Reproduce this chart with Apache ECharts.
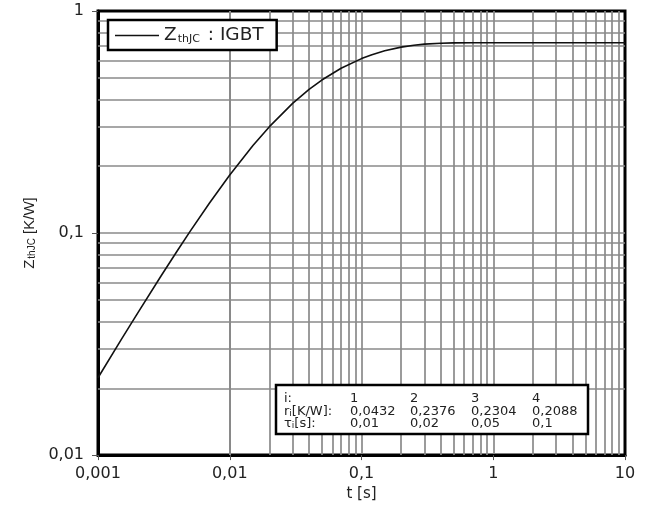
...
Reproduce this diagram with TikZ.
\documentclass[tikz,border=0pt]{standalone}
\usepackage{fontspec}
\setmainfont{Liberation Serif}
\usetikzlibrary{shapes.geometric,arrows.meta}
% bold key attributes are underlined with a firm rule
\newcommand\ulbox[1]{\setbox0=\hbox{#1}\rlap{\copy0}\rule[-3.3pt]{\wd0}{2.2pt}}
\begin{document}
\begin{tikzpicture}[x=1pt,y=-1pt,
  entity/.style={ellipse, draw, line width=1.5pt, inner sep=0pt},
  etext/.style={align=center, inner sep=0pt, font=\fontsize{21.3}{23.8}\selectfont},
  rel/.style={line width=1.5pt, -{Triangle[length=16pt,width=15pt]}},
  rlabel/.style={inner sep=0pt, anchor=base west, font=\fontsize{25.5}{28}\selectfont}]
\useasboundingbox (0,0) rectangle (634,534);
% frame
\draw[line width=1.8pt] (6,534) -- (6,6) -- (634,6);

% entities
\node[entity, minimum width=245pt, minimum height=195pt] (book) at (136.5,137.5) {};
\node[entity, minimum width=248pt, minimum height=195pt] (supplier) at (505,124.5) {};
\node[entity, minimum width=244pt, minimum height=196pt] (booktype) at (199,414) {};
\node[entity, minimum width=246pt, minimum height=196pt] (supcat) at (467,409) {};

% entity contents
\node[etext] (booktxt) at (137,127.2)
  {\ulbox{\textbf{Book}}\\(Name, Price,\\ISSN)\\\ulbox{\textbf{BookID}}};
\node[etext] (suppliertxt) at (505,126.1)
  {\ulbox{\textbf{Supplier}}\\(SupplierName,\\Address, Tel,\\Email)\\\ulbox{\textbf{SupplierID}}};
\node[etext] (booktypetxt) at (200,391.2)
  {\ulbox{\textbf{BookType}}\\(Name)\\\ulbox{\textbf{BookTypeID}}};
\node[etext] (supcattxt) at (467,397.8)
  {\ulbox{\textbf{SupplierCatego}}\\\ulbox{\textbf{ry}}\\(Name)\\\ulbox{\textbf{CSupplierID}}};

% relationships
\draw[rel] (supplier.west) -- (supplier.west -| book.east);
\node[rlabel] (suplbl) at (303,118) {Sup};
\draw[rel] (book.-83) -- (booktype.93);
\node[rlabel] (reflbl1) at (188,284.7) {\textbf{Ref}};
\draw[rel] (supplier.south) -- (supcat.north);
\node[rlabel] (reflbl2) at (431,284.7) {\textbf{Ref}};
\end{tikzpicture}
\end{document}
---
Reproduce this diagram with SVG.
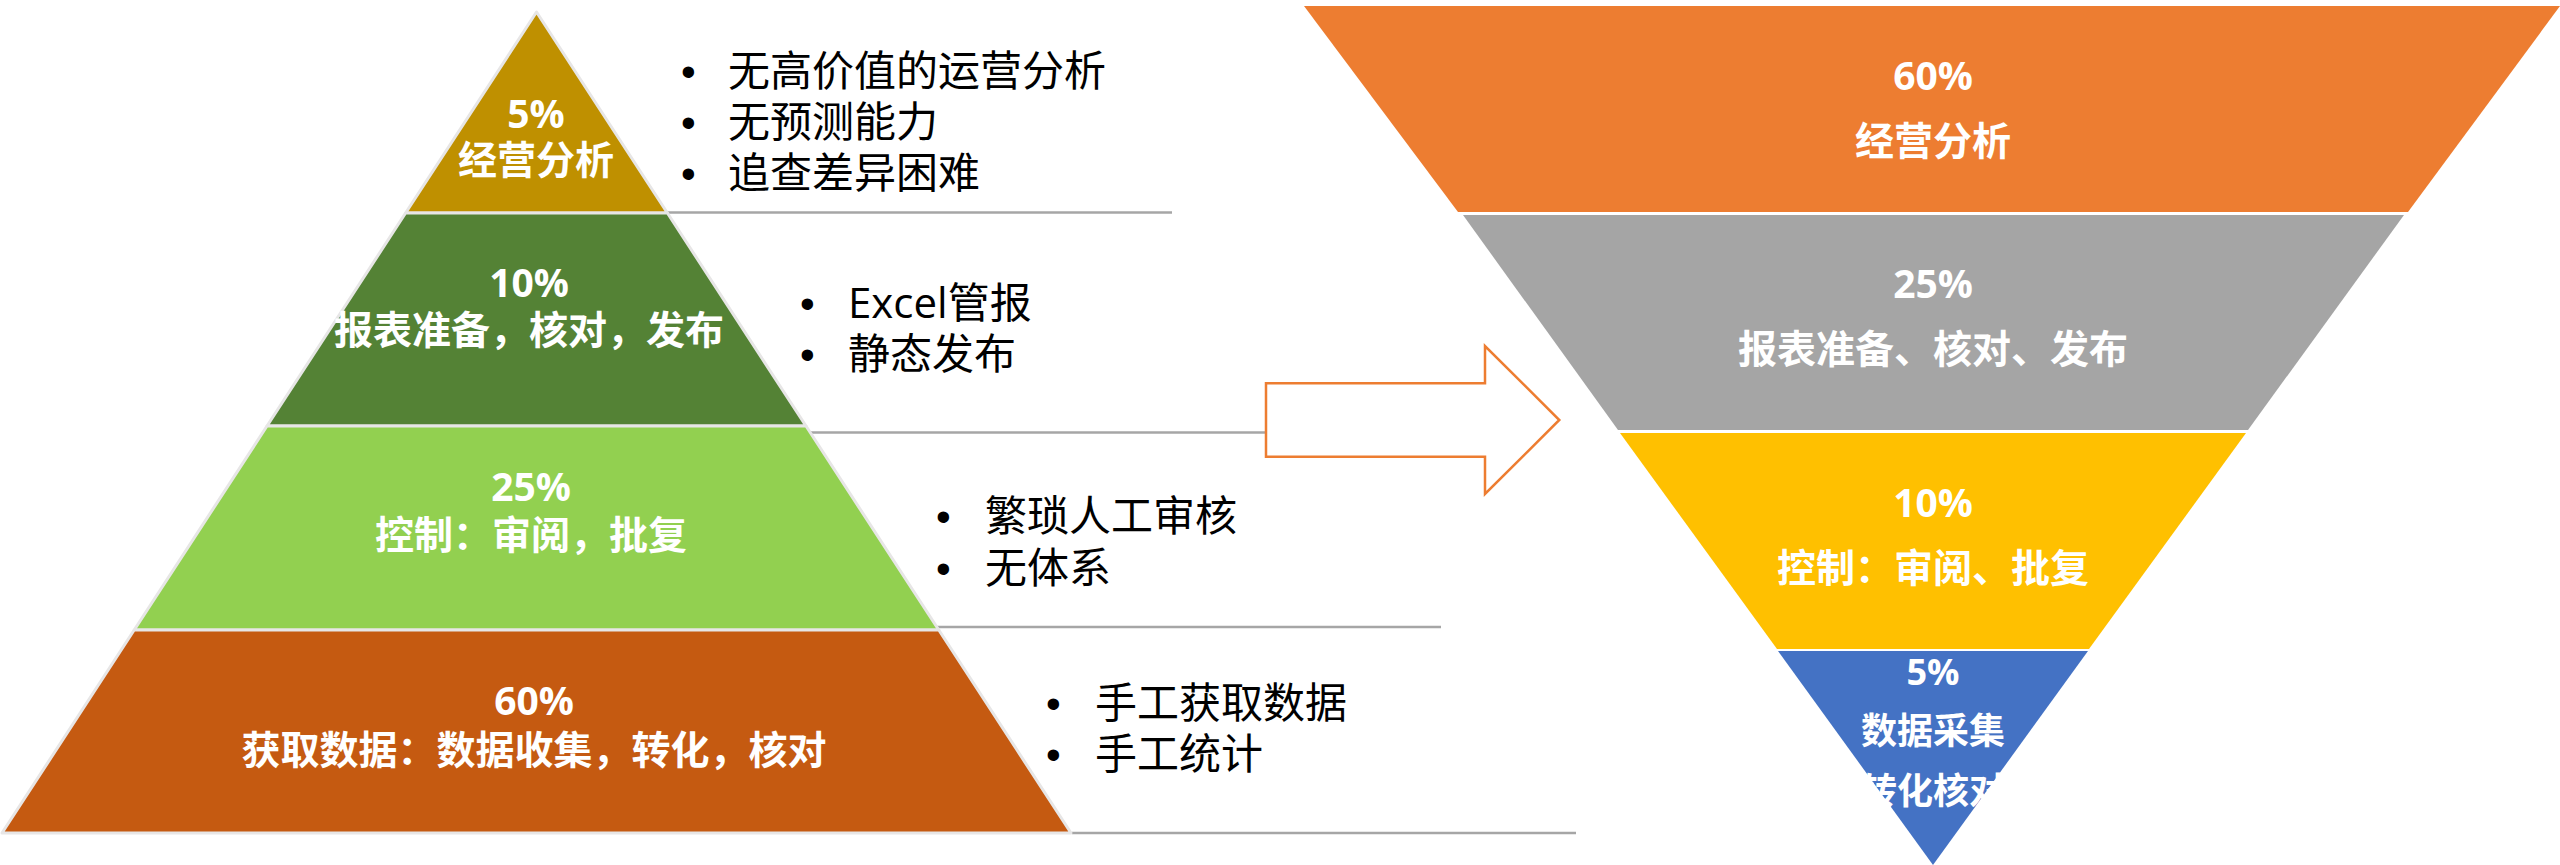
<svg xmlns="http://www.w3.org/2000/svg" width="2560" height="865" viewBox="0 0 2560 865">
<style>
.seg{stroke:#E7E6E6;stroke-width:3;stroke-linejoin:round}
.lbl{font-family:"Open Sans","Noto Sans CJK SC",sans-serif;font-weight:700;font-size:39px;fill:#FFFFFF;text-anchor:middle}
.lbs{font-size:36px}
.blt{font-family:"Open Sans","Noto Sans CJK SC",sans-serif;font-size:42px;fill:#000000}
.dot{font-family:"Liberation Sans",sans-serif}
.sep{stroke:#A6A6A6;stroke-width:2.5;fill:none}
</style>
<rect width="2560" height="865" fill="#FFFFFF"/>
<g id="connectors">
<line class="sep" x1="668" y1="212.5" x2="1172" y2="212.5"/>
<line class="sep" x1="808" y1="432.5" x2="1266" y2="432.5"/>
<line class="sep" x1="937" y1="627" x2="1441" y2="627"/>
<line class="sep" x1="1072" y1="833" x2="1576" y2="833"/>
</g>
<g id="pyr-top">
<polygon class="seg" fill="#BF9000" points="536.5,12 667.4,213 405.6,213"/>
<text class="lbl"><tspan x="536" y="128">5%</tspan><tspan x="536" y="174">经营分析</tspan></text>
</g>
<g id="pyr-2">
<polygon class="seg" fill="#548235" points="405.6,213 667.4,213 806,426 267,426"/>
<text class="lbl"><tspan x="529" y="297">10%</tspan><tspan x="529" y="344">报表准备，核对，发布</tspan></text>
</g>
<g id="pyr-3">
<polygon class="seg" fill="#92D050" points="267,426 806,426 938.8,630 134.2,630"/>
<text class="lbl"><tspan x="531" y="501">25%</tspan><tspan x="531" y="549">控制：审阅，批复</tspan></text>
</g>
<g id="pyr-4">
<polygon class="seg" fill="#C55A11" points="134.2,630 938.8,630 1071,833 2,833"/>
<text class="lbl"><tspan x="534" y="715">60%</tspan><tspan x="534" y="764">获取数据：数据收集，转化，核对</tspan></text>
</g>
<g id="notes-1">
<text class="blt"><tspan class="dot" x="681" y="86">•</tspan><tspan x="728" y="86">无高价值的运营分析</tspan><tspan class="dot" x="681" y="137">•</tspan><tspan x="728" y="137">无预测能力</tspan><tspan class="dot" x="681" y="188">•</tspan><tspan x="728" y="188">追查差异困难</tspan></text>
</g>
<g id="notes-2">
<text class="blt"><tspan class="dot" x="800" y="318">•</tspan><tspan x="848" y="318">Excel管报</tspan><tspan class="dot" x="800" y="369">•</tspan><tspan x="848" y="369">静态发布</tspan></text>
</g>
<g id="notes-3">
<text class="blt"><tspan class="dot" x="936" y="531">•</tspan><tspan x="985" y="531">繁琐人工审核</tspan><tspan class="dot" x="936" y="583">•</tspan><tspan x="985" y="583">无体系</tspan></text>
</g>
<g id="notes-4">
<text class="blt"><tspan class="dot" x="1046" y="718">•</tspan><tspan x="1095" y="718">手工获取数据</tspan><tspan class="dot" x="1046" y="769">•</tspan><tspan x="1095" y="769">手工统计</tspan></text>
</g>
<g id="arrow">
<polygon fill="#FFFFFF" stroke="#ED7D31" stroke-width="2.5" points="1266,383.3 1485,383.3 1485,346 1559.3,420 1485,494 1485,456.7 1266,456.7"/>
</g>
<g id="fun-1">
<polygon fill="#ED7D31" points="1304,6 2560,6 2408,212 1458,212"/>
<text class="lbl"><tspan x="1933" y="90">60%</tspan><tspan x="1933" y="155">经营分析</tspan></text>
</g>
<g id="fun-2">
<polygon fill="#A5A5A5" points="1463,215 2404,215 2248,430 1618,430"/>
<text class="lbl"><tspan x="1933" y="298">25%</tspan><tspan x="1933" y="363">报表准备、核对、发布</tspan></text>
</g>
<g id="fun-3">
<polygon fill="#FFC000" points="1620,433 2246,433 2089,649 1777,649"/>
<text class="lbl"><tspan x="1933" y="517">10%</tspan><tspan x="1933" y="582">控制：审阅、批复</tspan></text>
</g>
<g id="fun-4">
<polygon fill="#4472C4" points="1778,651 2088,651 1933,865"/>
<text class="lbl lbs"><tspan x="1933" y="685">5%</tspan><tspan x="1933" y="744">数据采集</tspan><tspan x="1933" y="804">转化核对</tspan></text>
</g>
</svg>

● **Task goal**
Count the lines of the data that contain the string "diagram", and reply with that number alone.

● **Result**
2